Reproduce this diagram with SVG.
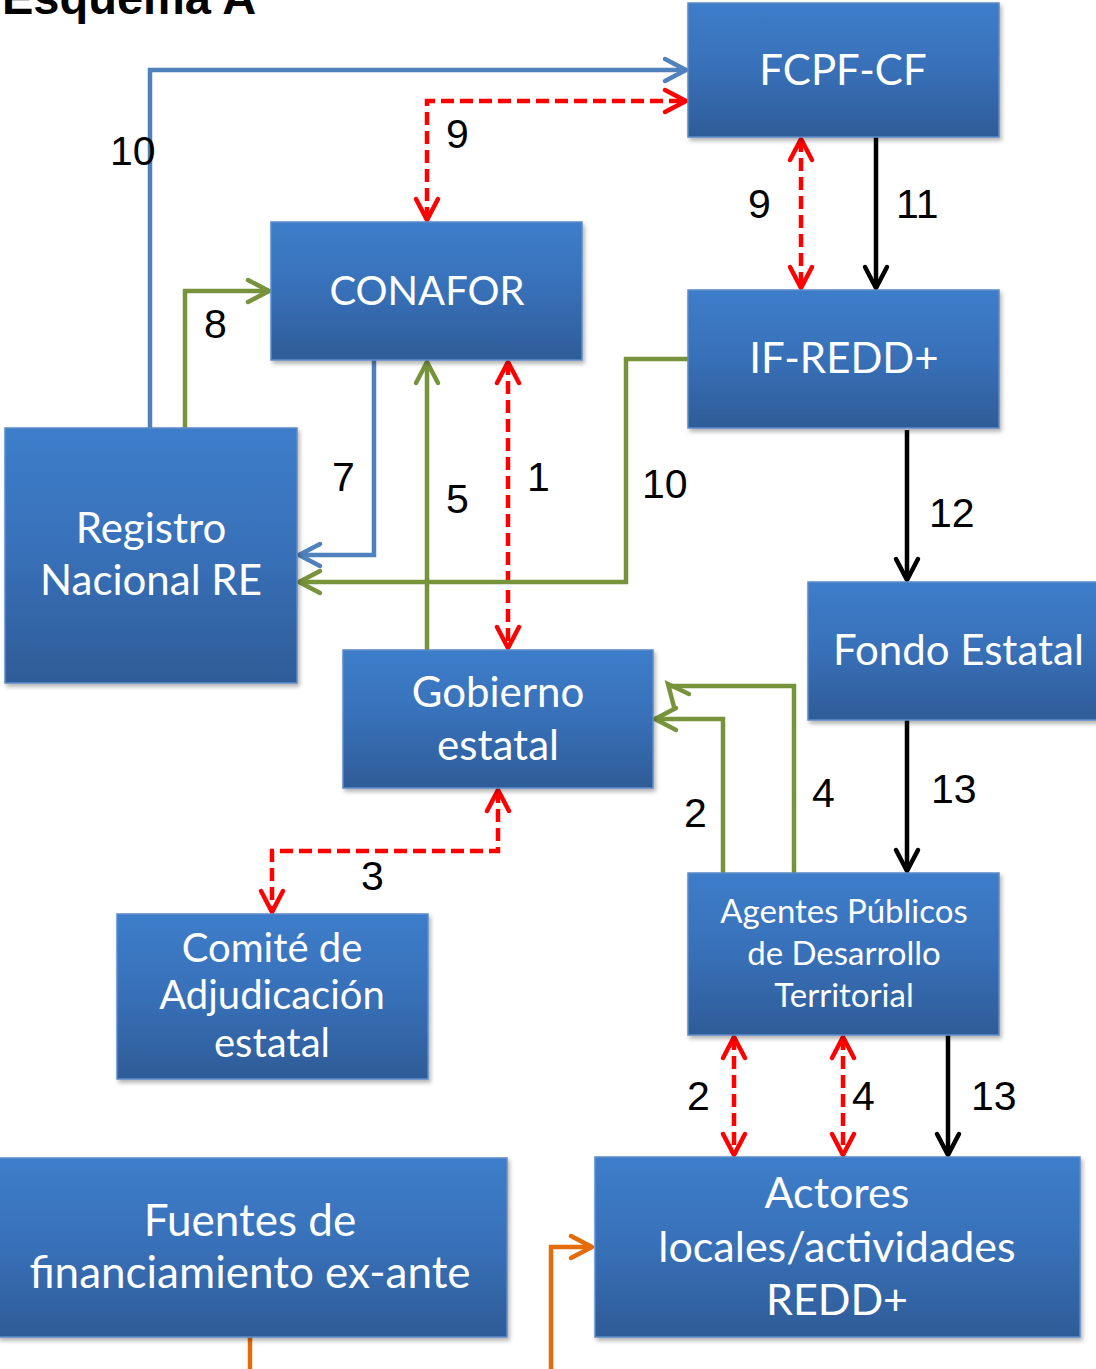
<svg xmlns="http://www.w3.org/2000/svg" width="1096" height="1369" viewBox="0 0 1096 1369">
<style>
.box{fill:url(#bg);stroke:#5B8BC8;stroke-width:1.5;filter:url(#sh)}
.bt{font-family:Lato,"Open Sans","Liberation Sans",sans-serif;font-size:42px;fill:#fff;text-anchor:middle}
.lb{font-family:"Liberation Sans",Arial,sans-serif;font-size:41px;fill:#000}
.c{fill:none;stroke-width:4.5;stroke-linejoin:miter}
.blue{stroke:#4F81BD}
.green{stroke:#77933C}
.red{stroke:#FF0000;stroke-dasharray:13 6}
.black{stroke:#000}
.orange{stroke:#E46C0A}
</style>
<defs>
<linearGradient id="bg" x1="0" y1="0" x2="0" y2="1">
<stop offset="0" stop-color="#3D7DCA"/>
<stop offset="0.5" stop-color="#3870B8"/>
<stop offset="1" stop-color="#2E5C97"/>
</linearGradient>
<filter id="sh" x="-10%" y="-10%" width="130%" height="130%">
<feDropShadow dx="2" dy="3" stdDeviation="2" flood-color="#000" flood-opacity="0.3"/>
</filter>
<marker id="mBlue" markerUnits="userSpaceOnUse" viewBox="-25 -15 30 30" refX="0" refY="0" markerWidth="30" markerHeight="30" orient="auto-start-reverse"><path d="M-21,-11 L0,0 L-21,11" fill="none" stroke="#4F81BD" stroke-width="4.5" stroke-linecap="round" stroke-linejoin="round"/></marker>
<marker id="mGreen" markerUnits="userSpaceOnUse" viewBox="-25 -15 30 30" refX="0" refY="0" markerWidth="30" markerHeight="30" orient="auto-start-reverse"><path d="M-21,-11 L0,0 L-21,11" fill="none" stroke="#77933C" stroke-width="4.5" stroke-linecap="round" stroke-linejoin="round"/></marker>
<marker id="mRed" markerUnits="userSpaceOnUse" viewBox="-25 -15 30 30" refX="0" refY="0" markerWidth="30" markerHeight="30" orient="auto-start-reverse"><path d="M-21,-11 L0,0 L-21,11" fill="none" stroke="#FF0000" stroke-width="4.5" stroke-linecap="round" stroke-linejoin="round"/></marker>
<marker id="mBlack" markerUnits="userSpaceOnUse" viewBox="-25 -15 30 30" refX="0" refY="0" markerWidth="30" markerHeight="30" orient="auto-start-reverse"><path d="M-21,-11 L0,0 L-21,11" fill="none" stroke="#000" stroke-width="4.5" stroke-linecap="round" stroke-linejoin="round"/></marker>
<marker id="mOrange" markerUnits="userSpaceOnUse" viewBox="-25 -15 30 30" refX="0" refY="0" markerWidth="30" markerHeight="30" orient="auto-start-reverse"><path d="M-21,-11 L0,0 L-21,11" fill="none" stroke="#E46C0A" stroke-width="4.5" stroke-linecap="round" stroke-linejoin="round"/></marker>
</defs>
<rect width="1096" height="1369" fill="#fff"/>
<text x="2" y="14" font-family="'Liberation Sans',Arial,sans-serif" font-size="47" font-weight="bold" fill="#000">Esquema A</text>

<g id="connectors">
<path class="c blue" d="M150,428 V70 H686" marker-end="url(#mBlue)"/>
<path class="c red" d="M427,220 V101 H686" marker-start="url(#mRed)" marker-end="url(#mRed)"/>
<path class="c red" d="M801,139 V288" marker-start="url(#mRed)" marker-end="url(#mRed)"/>
<path class="c black" d="M876,137 V288" marker-end="url(#mBlack)"/>
<path class="c green" d="M185,428 V291 H269" marker-end="url(#mGreen)"/>
<path class="c blue" d="M374,360 V555 H299" marker-end="url(#mBlue)"/>
<path class="c green" d="M427,650 V362" marker-end="url(#mGreen)"/>
<path class="c red" d="M508,362 V648" marker-start="url(#mRed)" marker-end="url(#mRed)"/>
<path class="c green" d="M688,359 H626 V582 H299" marker-end="url(#mGreen)"/>
<path class="c black" d="M907,430 V580" marker-end="url(#mBlack)"/>
<path class="c black" d="M907,720 V871" marker-end="url(#mBlack)"/>
<path class="c green" d="M723,873 V719 H655" marker-end="url(#mGreen)"/>
<path class="c green" d="M794,873 V686 H668"/>
<path class="c green" d="M689,694 L668,684 L674,707" stroke-linecap="round" stroke-linejoin="round"/>
<path class="c red" d="M498,790 V851 H272 V912" marker-start="url(#mRed)" marker-end="url(#mRed)"/>
<path class="c red" d="M734,1037 V1155" marker-start="url(#mRed)" marker-end="url(#mRed)"/>
<path class="c red" d="M843,1037 V1155" marker-start="url(#mRed)" marker-end="url(#mRed)"/>
<path class="c black" d="M948,1035 V1155" marker-end="url(#mBlack)"/>
<path class="c orange" d="M250,1337 V1369"/>
<path class="c orange" d="M551,1369 V1247 H592" marker-end="url(#mOrange)"/>
</g>

<g id="labels">
<text class="lb" x="110" y="165">10</text>
<text class="lb" x="446" y="148">9</text>
<text class="lb" x="204" y="338">8</text>
<text class="lb" x="301" y="336">6</text>
<text class="lb" x="748" y="218">9</text>
<text class="lb" x="896" y="218">11</text>
<text class="lb" x="332" y="491">7</text>
<text class="lb" x="446" y="513">5</text>
<text class="lb" x="527" y="491">1</text>
<text class="lb" x="642" y="498">10</text>
<text class="lb" x="929" y="527">12</text>
<text class="lb" x="931" y="803">13</text>
<text class="lb" x="812" y="807">4</text>
<text class="lb" x="684" y="827">2</text>
<text class="lb" x="361" y="890">3</text>
<text class="lb" x="687" y="1110">2</text>
<text class="lb" x="852" y="1110">4</text>
<text class="lb" x="971" y="1110">13</text>
</g>

<g id="fcpf"><rect class="box" x="688" y="3" width="311" height="134"/><text class="bt" x="843" y="85">FCPF-CF</text></g>
<g id="ifredd"><rect class="box" x="688" y="290" width="311" height="138"/><text class="bt" x="844" y="373">IF-REDD+</text></g>
<g id="conafor"><rect class="box" x="271" y="222" width="311" height="138"/><text class="bt" x="427" y="305" style="font-size:40px">CONAFOR</text></g>
<g id="registro"><rect class="box" x="5" y="428" width="292" height="255"/><text class="bt" x="151" y="543">Registro</text><text class="bt" x="151" y="595">Nacional RE</text></g>
<g id="gobierno"><rect class="box" x="343" y="650" width="310" height="138"/><text class="bt" x="498" y="707">Gobierno</text><text class="bt" x="498" y="760">estatal</text></g>
<g id="fondo"><rect class="box" x="808" y="582" width="300" height="138"/><text class="bt" x="833" y="665" style="text-anchor:start">Fondo Estatal</text></g>
<g id="comite"><rect class="box" x="117" y="914" width="311" height="165"/><text class="bt" x="272" y="962" style="font-size:40px">Comité de</text><text class="bt" x="272" y="1009" style="font-size:40px">Adjudicación</text><text class="bt" x="272" y="1057" style="font-size:40px">estatal</text></g>
<g id="agentes"><rect class="box" x="688" y="873" width="311" height="162"/><text class="bt" x="844" y="923" style="font-size:33px">Agentes Públicos</text><text class="bt" x="844" y="965" style="font-size:33px">de Desarrollo</text><text class="bt" x="844" y="1007" style="font-size:33px">Territorial</text></g>
<g id="fuentes"><rect class="box" x="-2" y="1158" width="509" height="179"/><text class="bt" x="250" y="1236" style="font-size:44px">Fuentes de</text><text class="bt" x="250" y="1288" style="font-size:44px">financiamiento ex-ante</text></g>
<g id="actores"><rect class="box" x="595" y="1157" width="485" height="180"/><text class="bt" x="837" y="1208" style="font-size:43px">Actores</text><text class="bt" x="837" y="1262" style="font-size:43px">locales/actividades</text><text class="bt" x="837" y="1315" style="font-size:43px">REDD+</text></g>
</svg>
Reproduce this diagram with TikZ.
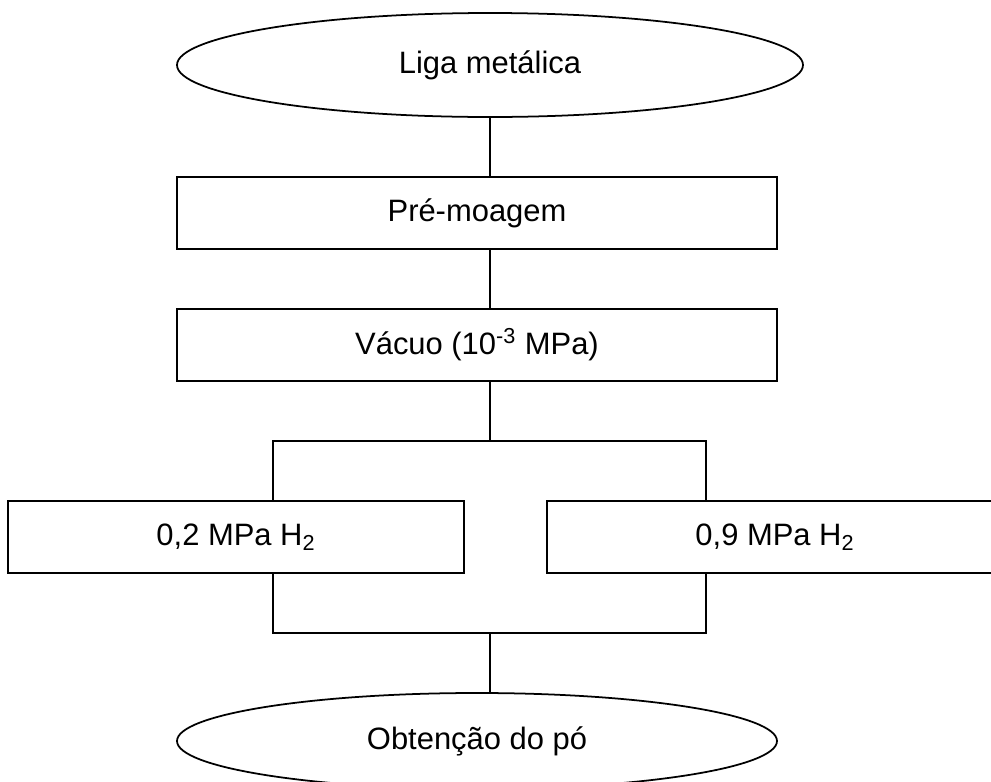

_ _ _

■ DIRECTIONS
Extract from the data every line where "this" shows up.

■ TASK ANSWER
Reproduce this diagram with SVG.
Reproduce this diagram with TikZ.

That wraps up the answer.